В декабре 1933 года состоялась первая партийная конференция Морских сил Дальнего Востока. Она отметила достигнутые успехи в строительстве флота и всю свою работу сосредоточила па вопросах быстрейшего освоения поступающих кораблей и техники, освоения морского театра…
Ступеньки ведут на мостик
Мы с Арсением Григорьевичем Головко благополучно выдержали предварительные испытания перед поступлением в Военно-морскую академию. Но мандатная комиссия нам отказала из-за отсутствия «замены».
Летняя кампания закончилась успешно. Нас не ругали. «Томск» стал в ремонт, другие минзаги остались в строю.
Как-то сижу в каюте, навожу порядок в своем штурманском хозяйстве… Неожиданно появляется рассыльный:
— Вас вызывает начальник штаба.
А ведь я всего два часа назад был у Басистого! Значит, что-то срочное.
— На кого можно возложить обязанности флагманского штурмана? — спросил меня Николай Ефремович.
— Лучше Горшкова не найти. А куда же меня? Басистый невольно улыбнулся:
— Вам придется временно командовать «Эриванью». Новиков уезжает за семьей.
— На «Эривани» есть толковый старший помощник — мой однокашник Каратаев, — пробовал возразить я.
— Все правильно, но таково решение начальника Морских сил. Идите принимайте дела. Новиков уезжает завтра. Вечером явитесь вместе и доложите.
На палубе «Эривани» встретил Новикова, Зашли с ним в каюту, и он дал мне последние напутствия. Потом пригласили Каратаева, потолковали вместе и пошли докладывать начальству. К ужину все было закончено. Я ушел домой, а Тихон Андреевич уехал в Ленинград.
При утреннем подъеме флага, когда старпом доложил: «Товарищ врид командира корабля, команда построена» — и мы вместе обошли строй, состоялось мое представление экипажу корабля.
Корабельная жизнь потекла своим порядком. Борис Васильевич Каратаев свое дело знал прекрасно, и мне с ним было очень легко.

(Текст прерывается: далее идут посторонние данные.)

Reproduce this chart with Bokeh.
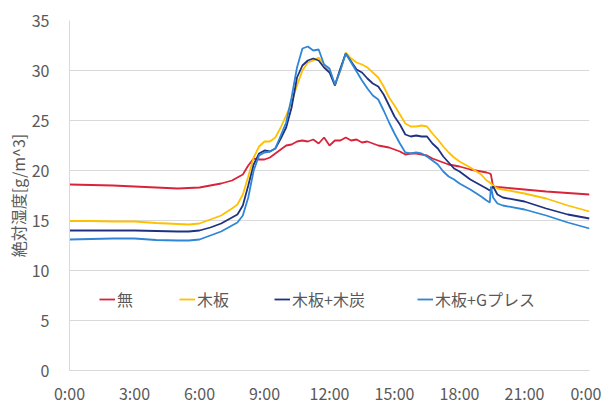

Что ни говорите, а командовать кораблем, управлять им — дело заманчивое, интересное, ответственное и, нечего греха таить, льстит самолюбию каждого. Из кораблей мне больше всего по душе были миноносцы. Особенно хороши они во время атаки. Чтобы с дистанции не более сорока кабельтовых успешно атаковать, от командного состава этих кораблей требуется дерзость, умение, отвага, молниеносная реакция и отличное, владение тактикой применения оружия.
На создававшемся в ту пору Тихоокеанском флоте миноносцев еще не было. Самыми крупными — да и быстроходными — среди имевшихся на флоте кораблей были минные заградители. С них начинался надводный флот, на них и проходили службу многие из тех, кто впоследствии успешно командовал не только кораблями, но и соединениями и даже флотами.